The origin of the origin story goes back well before there were computers, or even garages. Origin stories go back as far as monks fermenting grape juice, as far as the whims of monarchs and the dreams of immigrants. The selection of Dom Pérignon, Cristal and Krug in our auction of Fine Wine & Rare Spirits, has sent us back to the origin stories of these three great champagnes, which over almost two centuries have become synonymous with luxury and quality.
The Monk: Dom Pierre Pérignon

The inspiration for Moët & Chandon's most famous champagne was of far humbler origins than his namesake. Dom Pierre Pérignon was a Benedictine monk who lived in Hautvillers, in the Champagne region of France, from 1638-1715, Like so many origin stories, Dom Pérignon's contributions to the "invention" of champagne have been exaggerated over the years, but he did refine methods for fermenting, blending, bottling, and corking wines to allow for safe re-fermentation in the bottle - which, of course, is the essence of champagne. Moët & Chandon produced the first bottles of Dom Pérignon in 1921 with grapes sourced from the vineyards around Hautvillers. It was offered to the market in 1936 and immediately became popular with the luxury crowd - James Buchanan Duke of the American Tobacco Company bought 100 bottles of the first vintage.
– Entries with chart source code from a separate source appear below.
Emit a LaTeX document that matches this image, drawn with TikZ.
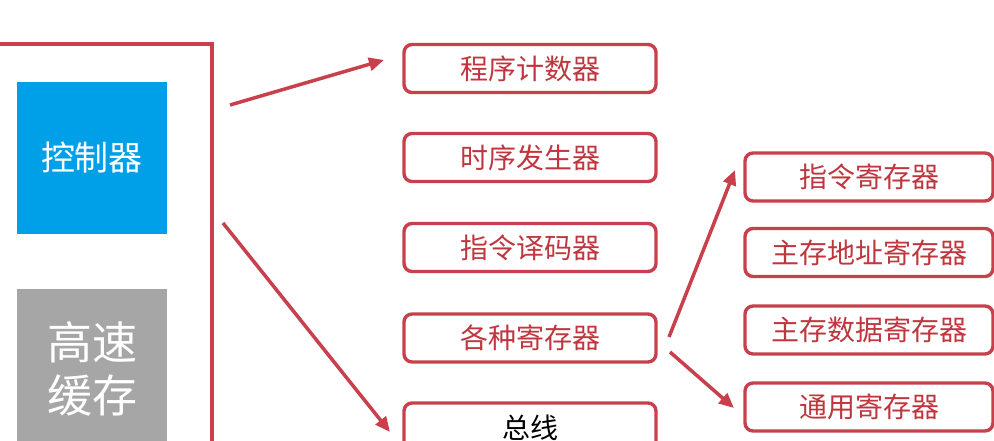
\documentclass[tikz,border=0pt]{standalone}
\usepackage{fontspec}
\newfontfamily\cjk{Noto Sans CJK SC}
\usetikzlibrary{arrows.meta}
\definecolor{redline}{HTML}{C8404C}
\definecolor{redtext}{HTML}{C0363F}
\definecolor{ctrlblue}{HTML}{00A0E9}
\definecolor{cachegray}{HTML}{A6A6A6}
\tikzset{
  regbox/.style={draw=redline, line width=3.4pt, rounded corners=8pt, fill=white,
    minimum height=48pt, inner sep=0pt, text=redtext,
    font=\cjk\fontsize{28}{28}\selectfont},
  arr/.style={draw=redline, line width=3.5pt, -{Triangle[length=15pt,width=13pt]}},
}
\begin{document}
\begin{tikzpicture}[x=1pt,y=-1pt]
\useasboundingbox (0,0) rectangle (994,441);
\clip (0,0) rectangle (994,441);
\fill[white] (0,0) rectangle (994,441);
% CPU outline
\draw[redline, line width=3.5pt] (-20,44) -- (212,44) -- (212,470);
\node[fill=ctrlblue, minimum width=150pt, minimum height=152pt, inner sep=0pt,
  text=white, font=\cjk\fontsize{34}{34}\selectfont] (ctrl) at (92,158) {控制器};
\node[fill=cachegray, minimum width=150pt, minimum height=160pt, inner sep=0pt,
  text=white, align=center, font=\cjk\fontsize{45}{53}\selectfont] (cache) at (92,369) {高速\\缓存};
% left column
\node[regbox, minimum width=252pt] (pc) at (530,68.5) {程序计数器};
\node[regbox, minimum width=252pt] (tg) at (530,157.5) {时序发生器};
\node[regbox, minimum width=252pt] (dec) at (530,247.5) {指令译码器};
\node[regbox, minimum width=252pt] (regs) at (530,338) {各种寄存器};
\node[regbox, minimum width=252pt, minimum height=50pt, text=black] (bus) at (530,428) {总线};
% right column
\node[regbox, minimum width=248pt] (ir) at (869,177) {指令寄存器};
\node[regbox, minimum width=248pt] (mar) at (869,252.5) {主存地址寄存器};
\node[regbox, minimum width=248pt] (mdr) at (869,330) {主存数据寄存器};
\node[regbox, minimum width=248pt] (gr) at (869,407) {通用寄存器};
% arrows
\coordinate (s1) at (230,105);
\coordinate (e1) at (384,60);
\coordinate (s2) at (223,223);
\coordinate (e2) at (390,432);
\coordinate (s3) at (669,337);
\coordinate (e3) at (735,170);
\coordinate (s4) at (670,352);
\coordinate (e4) at (734,408);
\draw[arr] (s1) -- (e1);
\draw[arr] (s2) -- (e2);
\draw[arr] (s3) -- (e3);
\draw[arr] (s4) -- (e4);
\end{tikzpicture}
\end{document}
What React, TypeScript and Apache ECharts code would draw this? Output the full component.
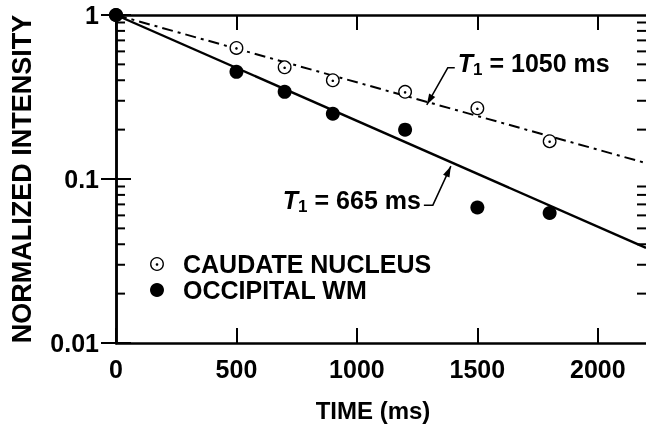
import React, { useEffect, useRef } from "react";
import * as echarts from "echarts";

const times = [0, 500, 700, 900, 1200, 1500, 1800];
const caudate = [1, 0.63, 0.48, 0.4, 0.34, 0.27, 0.17];
const occipital = [1, 0.45, 0.34, 0.25, 0.2, 0.067, 0.062];

const fitTimes = [0, 2200];
const fitCaudate = [1, 0.125];
const fitOccipital = [1, 0.038];

const xTicks = [0, 500, 1000, 1500, 2000];
const yMinorTicks = [0.02, 0.03, 0.04, 0.05, 0.06, 0.07, 0.08, 0.09, 0.2, 0.3, 0.4, 0.5, 0.6, 0.7, 0.8, 0.9];

const legendNames = ["CAUDATE NUCLEUS", "OCCIPITAL WM"];
const annot1050 = { label: "1050 ms", at: 1290 };
const annot665 = { label: "665 ms", at: 1390 };

const FONT = '"Liberation Sans", Arial, Helvetica, sans-serif';
const FS = 25;

function logInterp(t: number, xs: number[], ys: number[]) {
  const f = (t - xs[0]) / (xs[1] - xs[0]);
  return Math.exp(Math.log(ys[0]) + (Math.log(ys[1]) - Math.log(ys[0])) * f);
}

function arrowHead(tip: number[], from: number[], len: number, half: number) {
  const dx = tip[0] - from[0];
  const dy = tip[1] - from[1];
  const d = Math.hypot(dx, dy);
  const ux = dx / d, uy = dy / d;
  const bx = tip[0] - ux * len, by = tip[1] - uy * len;
  return [
    [tip[0], tip[1]],
    [bx - uy * half, by + ux * half],
    [bx + uy * half, by - ux * half],
  ];
}

export default function App() {
  const ref = useRef<HTMLDivElement>(null);
  useEffect(() => {
    if (!ref.current) return;
    const chart = echarts.init(ref.current, null, { renderer: "svg" });
    const labelStyle = { fontFamily: FONT, fontWeight: "bold" as const, fontSize: FS, color: "#000" };
    const axisLine = { show: true, lineStyle: { color: "#000", width: 2.5 } };
    const tickStyle = { width: 2, color: "#000" };
    const option: any = {
      animation: false,
      grid: { left: 113, right: 0, top: 15, bottom: 85 },
      xAxis: [
        {
          type: "value", min: 0, max: 2200, position: "bottom",
          axisLine, splitLine: { show: false },
          axisTick: { show: true, inside: true, length: 15, customValues: xTicks, lineStyle: tickStyle },
          axisLabel: { ...labelStyle, margin: 13, customValues: xTicks, formatter: (v: number) => String(v) },
          name: "TIME (ms)", nameLocation: "middle", nameGap: 55,
          nameTextStyle: { ...labelStyle, fontSize: 24, padding: [0, 16, 0, 0] },
        },
        {
          type: "value", min: 0, max: 2200, position: "top",
          axisLine, splitLine: { show: false },
          axisTick: { show: true, inside: true, length: 15, customValues: xTicks, lineStyle: tickStyle },
          axisLabel: { show: false },
        },
      ],
      yAxis: [
        {
          type: "log", logBase: 10, min: 0.01, max: 1, position: "left",
          axisLine, splitLine: { show: false },
          axisTick: { show: true, inside: true, length: 15, lineStyle: tickStyle },
          axisLabel: { ...labelStyle, margin: 17, formatter: (v: number) => String(v) },
          name: "NORMALIZED INTENSITY", nameLocation: "middle", nameGap: 81,
          nameTextStyle: { ...labelStyle, fontSize: 27 },
        },
        {
          type: "log", logBase: 10, min: 0.01, max: 1, position: "right",
          axisLine, splitLine: { show: false },
          axisTick: { show: true, inside: true, length: 15, lineStyle: tickStyle },
          axisLabel: { show: false },
        },
      ],
      series: [
        {
          type: "line", name: "fit1050", data: fitTimes.map((t, i) => [t, fitCaudate[i]]),
          symbol: "none", lineStyle: { color: "#000", width: 2, type: [11, 5, 3, 5] }, z: 2,
        },
        {
          type: "line", name: "fit665", data: fitTimes.map((t, i) => [t, fitOccipital[i]]),
          symbol: "none", lineStyle: { color: "#000", width: 2.4 }, z: 2,
        },
        {
          type: "custom", name: legendNames[0], data: times.map((t, i) => [t, caudate[i]]), z: 3, clip: false,
          renderItem: (params: any, api: any) => {
            const p = api.coord([api.value(0), api.value(1)]);
            return {
              type: "group",
              children: [
                { type: "circle", shape: { cx: p[0], cy: p[1], r: 6.3 }, style: { fill: "#fff", stroke: "#000", lineWidth: 1.3 } },
                { type: "circle", shape: { cx: p[0], cy: p[1] + 0.5, r: 1.3 }, style: { fill: "#000" } },
              ],
            };
          },
        },
        {
          type: "scatter", name: legendNames[1], data: times.map((t, i) => [t, occipital[i]]),
          symbol: "circle", symbolSize: 14, itemStyle: { color: "#000", opacity: 1 }, z: 4, clip: false,
        },
      ],
    };
    chart.setOption(option);

    const minorLines: any[] = [];
    yMinorTicks.forEach((v) => {
      const pl = chart.convertToPixel({ xAxisIndex: 0, yAxisIndex: 0 }, [0, v]) as number[];
      const pr = chart.convertToPixel({ xAxisIndex: 0, yAxisIndex: 0 }, [2200, v]) as number[];
      minorLines.push({ type: "line", z: 10, shape: { x1: pl[0], y1: pl[1], x2: pl[0] + 9, y2: pl[1] }, style: { stroke: "#000", lineWidth: 2 } });
      minorLines.push({ type: "line", z: 10, shape: { x1: pr[0] - 9, y1: pr[1], x2: pr[0], y2: pr[1] }, style: { stroke: "#000", lineWidth: 2 } });
    });

    const tip1 = chart.convertToPixel({ gridIndex: 0 }, [annot1050.at, logInterp(annot1050.at, fitTimes, fitCaudate)]) as number[];
    const tip2 = chart.convertToPixel({ gridIndex: 0 }, [annot665.at, logInterp(annot665.at, fitTimes, fitOccipital)]) as number[];
    tip1[1] += 3;
    tip2[1] += 4;
    const e1 = [tip1[0] + 21, tip1[1] - 37];
    const f1 = [tip1[0] + 28, tip1[1] - 37];
    const e2 = [tip2[0] - 18, tip2[1] + 39];
    const f2 = [tip2[0] - 27, tip2[1] + 39];
    const rich = {
      t: { fontFamily: FONT, fontWeight: "bold", fontStyle: "italic", fontSize: FS, lineHeight: 30, fill: "#000" },
      s: { fontFamily: FONT, fontWeight: "bold", fontSize: 17, lineHeight: 17, verticalAlign: "bottom", fill: "#000" },
      n: { fontFamily: FONT, fontWeight: "bold", fontSize: FS, lineHeight: 30, fill: "#000" },
    };
    const lx = 157;
    const ly = [264, 290];
    chart.setOption({
      graphic: [
        ...minorLines,
        { type: "polyline", shape: { points: [f1, e1, tip1] }, style: { stroke: "#000", lineWidth: 1.5, fill: null } },
        { type: "polygon", shape: { points: arrowHead(tip1, e1, 11, 3.5) }, style: { fill: "#000" } },
        {
          type: "text", x: f1[0] + 3, y: f1[1] - 5,
          style: { text: "{t|T}{s|1}{n| = " + annot1050.label + "}", rich, align: "left", verticalAlign: "middle" },
        },
        { type: "polyline", shape: { points: [f2, e2, tip2] }, style: { stroke: "#000", lineWidth: 1.5, fill: null } },
        { type: "polygon", shape: { points: arrowHead(tip2, e2, 11, 3.5) }, style: { fill: "#000" } },
        {
          type: "text", x: f2[0] - 3, y: f2[1] - 5,
          style: { text: "{t|T}{s|1}{n| = " + annot665.label + "}", rich, align: "right", verticalAlign: "middle" },
        },
        { type: "circle", shape: { cx: lx, cy: ly[0], r: 6.3 }, style: { fill: "#fff", stroke: "#000", lineWidth: 1.3 } },
        { type: "circle", shape: { cx: lx, cy: ly[0] + 0.5, r: 1.3 }, style: { fill: "#000" } },
        { type: "circle", shape: { cx: lx, cy: ly[1], r: 7 }, style: { fill: "#000" } },
        {
          type: "text", x: lx + 26, y: ly[0],
          style: { text: legendNames[0], font: `bold ${FS}px ${FONT}`, fill: "#000", align: "left", verticalAlign: "middle" },
        },
        {
          type: "text", x: lx + 26, y: ly[1],
          style: { text: legendNames[1], font: `bold ${FS}px ${FONT}`, fill: "#000", align: "left", verticalAlign: "middle" },
        },
      ],
    });
    return () => chart.dispose();
  }, []);
  return <div ref={ref} style={{ position: "fixed", left: 0, top: 0, width: 646, height: 428 }} />;
}
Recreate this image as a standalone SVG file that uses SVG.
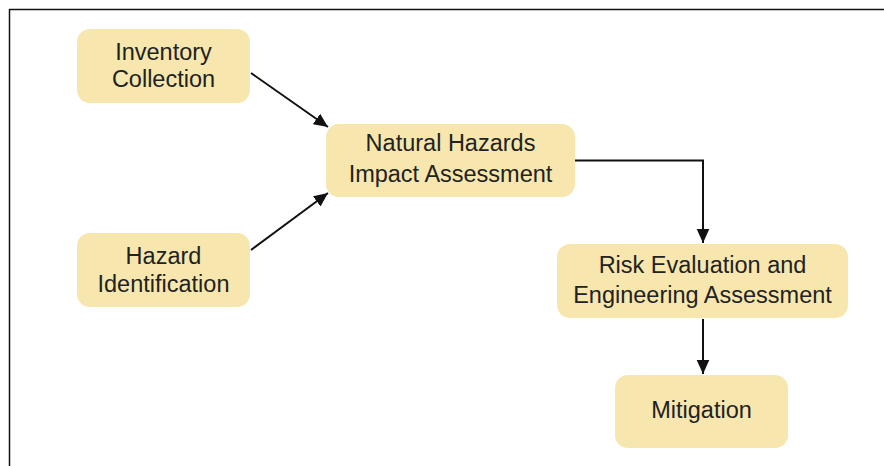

The Tsar: Alexander II of Russia

After Russian soldiers in the Napoleonic Wars brought back a taste for bubbles to their homeland, champagne became a favorite of the Russian court. Tsar Alexander II, who reigned from 1855-1881, was a famous oenophile, and was particularly fond of champagne. In 1876, he requested the champagne house Louis Roederer to create a cuvée just for him, and Cristal was born. Alexander, though he was a reformist monarch, had at that time already survived two assassination attempts (there would be four more attempts on his life before he was finally assassinated in a seventh). To be sure that nothing lethal could be hidden under the bottle of his favorite beverage, Alexander had Roederer create a flat-bottomed, punt-less bottle for his champagne, which is still used for Cristal today. And, because nothing less than the finest would be suitable for a monarch, he requested that the bottle be clear lead crystal. These days, science has outpaced vanity, and Cristal, while still sold in a clear bottle, is wrapped in a special cellophane sleeve to protect the wine from UV light.

The Bookkeeper: Joseph Krug

Last, but certainly not least, is the German accountant-turned-winemaker whose pursuit of perfection led him to found his own champagne house. Having worked for champagne-maker Jacquesson for nine years, starting as a bookkeeper, Krug grew to feel that the unreliable weather in Champagne was adversely affecting the consistency and quality of its wines. And so he developed his Grand Cuvée, made from the finest wines from the finest vineyard plots, blended meticulously year after year from a growing cellar of reserve wines for consistency. Krug also bottled a vintage champagne in the very best years, as an expression of that year's harvest.